Material provided
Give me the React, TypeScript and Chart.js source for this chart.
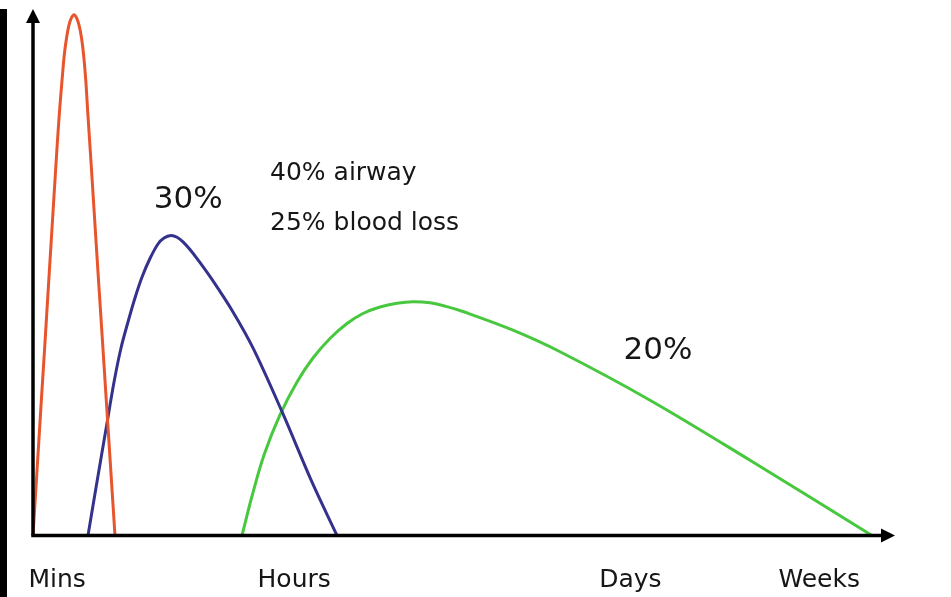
import React, { useEffect, useRef } from "react";
import { Chart, registerables } from "chart.js";

Chart.register(...registerables);

// Time axis (0..100 abstract units) and relative frequency (0..100)
const tickValues = [2.8, 30.3, 69.3, 91.2];
const tickLabels = ["Mins", "Hours", "Days", "Weeks"];

const redX = [0, 0.49, 0.97, 1.43, 1.87, 2.32, 2.75, 3.07, 3.36, 3.63, 3.89, 4.15, 4.43, 4.76, 5.08, 5.36, 5.63, 5.87, 6.13, 6.35, 6.66, 7.1, 7.56, 8.03, 8.5, 9.0, 9.51];
const redY = [0, 13.0, 25.7, 37.7, 49.5, 61.4, 72.7, 80.4, 86.3, 91.3, 94.5, 96.8, 98.2, 98.9, 98.2, 96.8, 94.5, 91.3, 86.3, 80.4, 72.7, 61.4, 49.5, 37.7, 25.7, 13.0, 0];

const blueX = [6.38, 7.42, 8.47, 9.4, 10.21, 11.02, 11.83, 12.65, 13.57, 14.5, 15.2, 16.01, 16.71, 17.4, 18.21, 19.14, 20.88, 23.2, 25.52, 28.89, 32.37, 35.27];
const blueY = [0, 10.16, 20.23, 29.15, 35.61, 40.55, 45.11, 49.1, 52.61, 55.37, 56.51, 56.98, 56.64, 55.78, 54.32, 52.35, 48.36, 42.47, 35.63, 23.51, 10.12, 0];

const greenX = [24.25, 25.41, 26.8, 28.65, 30.63, 32.48, 34.45, 36.43, 38.28, 40.26, 42.23, 44.08, 46.06, 47.91, 49.88, 55.68, 61.14, 71.58, 83.18, 97.33];
const greenY = [0, 7.5, 15.29, 22.89, 29.15, 33.71, 37.42, 40.27, 42.17, 43.4, 44.1, 44.39, 44.19, 43.52, 42.54, 39.0, 34.9, 25.7, 14.3, 0];

const noteTexts = ["30%", "40% airway", "25% blood loss", "20%"];
const noteX = [18.0, 27.5, 27.5, 72.5];
const noteY = [63.7, 68.7, 59.2, 35.0];

const toPoints = (xs: number[], ys: number[]) => xs.map((x, i) => ({ x, y: ys[i] }));

const decorPlugin = {
  id: "decor",
  beforeDraw(chart: any) {
    const ctx = chart.ctx;
    ctx.save();
    ctx.fillStyle = "#ffffff";
    ctx.fillRect(0, 0, chart.width, chart.height);
    ctx.fillStyle = "#000000";
    ctx.fillRect(0, 9, 7, chart.height - 9);
    ctx.restore();
  },
  afterDatasetsDraw(chart: any) {
    const ctx = chart.ctx;
    const { left, right, top, bottom } = chart.chartArea;
    ctx.save();
    ctx.strokeStyle = "#000";
    ctx.fillStyle = "#000";
    ctx.lineWidth = 3.5;
    // x axis
    ctx.beginPath();
    ctx.moveTo(left - 1.75, bottom);
    ctx.lineTo(right - 8, bottom);
    ctx.stroke();
    ctx.beginPath();
    ctx.moveTo(right, bottom);
    ctx.lineTo(right - 14, bottom - 7);
    ctx.lineTo(right - 14, bottom + 7);
    ctx.closePath();
    ctx.fill();
    // y axis
    ctx.beginPath();
    ctx.moveTo(left, bottom);
    ctx.lineTo(left, top + 8);
    ctx.stroke();
    ctx.beginPath();
    ctx.moveTo(left, top);
    ctx.lineTo(left - 7, top + 14);
    ctx.lineTo(left + 7, top + 14);
    ctx.closePath();
    ctx.fill();

    // annotations
    const xs = chart.scales.x;
    const ys = chart.scales.y;
    ctx.fillStyle = "#161616";
    ctx.textBaseline = "middle";
    noteTexts.forEach((t, i) => {
      const big = t.length <= 3;
      ctx.font = (big ? "31px" : "25px") + " 'DejaVu Sans'";
      ctx.textAlign = big ? "center" : "left";
      ctx.fillText(t, xs.getPixelForValue(noteX[i]), ys.getPixelForValue(noteY[i]));
    });
    ctx.restore();
  },
};

export default function App() {
  const ref = useRef<HTMLCanvasElement | null>(null);
  useEffect(() => {
    if (!ref.current) return;
    const line = { pointRadius: 0, borderWidth: 3, tension: 0.35, fill: false };
    const chart = new Chart(ref.current, {
      type: "line",
      data: {
        datasets: [
          { ...line, label: "Immediate", data: toPoints(redX, redY), borderColor: "rgb(232,84,44)" },
          { ...line, label: "Early", data: toPoints(blueX, blueY), borderColor: "rgb(52,50,140)" },
          { ...line, label: "Late", data: toPoints(greenX, greenY), borderColor: "rgb(72,200,62)" },
        ],
      },
      options: {
        responsive: false,
        animation: false,
        layout: { padding: { left: 33, right: 56, top: 9, bottom: 0 } },
        plugins: { legend: { display: false }, tooltip: { enabled: false } },
        scales: {
          x: {
            type: "linear",
            min: 0,
            max: 100,
            grid: { display: false, drawTicks: false },
            border: { display: false },
            afterBuildTicks: (axis: any) => {
              axis.ticks = tickValues.map((v) => ({ value: v }));
            },
            afterFit: (axis: any) => {
              axis.height = 61.5;
              axis.paddingLeft = 0;
              axis.paddingRight = 0;
            },
            ticks: {
              autoSkip: false,
              maxRotation: 0,
              padding: 30,
              color: "#161616",
              font: { family: "'DejaVu Sans'", size: 25 },
              callback: (_v: any, i: number) => tickLabels[i],
            },
          },
          y: { display: false, min: 0, max: 100 },
        },
      },
      plugins: [decorPlugin],
    });
    return () => chart.destroy();
  }, []);
  return (
    <div style={{ position: "absolute", left: 0, top: 0, width: 951, height: 597 }}>
      <canvas ref={ref} width={951} height={597} />
    </div>
  );
}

Work to complete
Output exactly the span of lines from the top of the listing through the line holding "25.7, 13.0, 0];", and leave every picture out.

Solved exercise
Give me the React, TypeScript and Chart.js source for this chart.
import React, { useEffect, useRef } from "react";
import { Chart, registerables } from "chart.js";

Chart.register(...registerables);

// Time axis (0..100 abstract units) and relative frequency (0..100)
const tickValues = [2.8, 30.3, 69.3, 91.2];
const tickLabels = ["Mins", "Hours", "Days", "Weeks"];

const redX = [0, 0.49, 0.97, 1.43, 1.87, 2.32, 2.75, 3.07, 3.36, 3.63, 3.89, 4.15, 4.43, 4.76, 5.08, 5.36, 5.63, 5.87, 6.13, 6.35, 6.66, 7.1, 7.56, 8.03, 8.5, 9.0, 9.51];
const redY = [0, 13.0, 25.7, 37.7, 49.5, 61.4, 72.7, 80.4, 86.3, 91.3, 94.5, 96.8, 98.2, 98.9, 98.2, 96.8, 94.5, 91.3, 86.3, 80.4, 72.7, 61.4, 49.5, 37.7, 25.7, 13.0, 0];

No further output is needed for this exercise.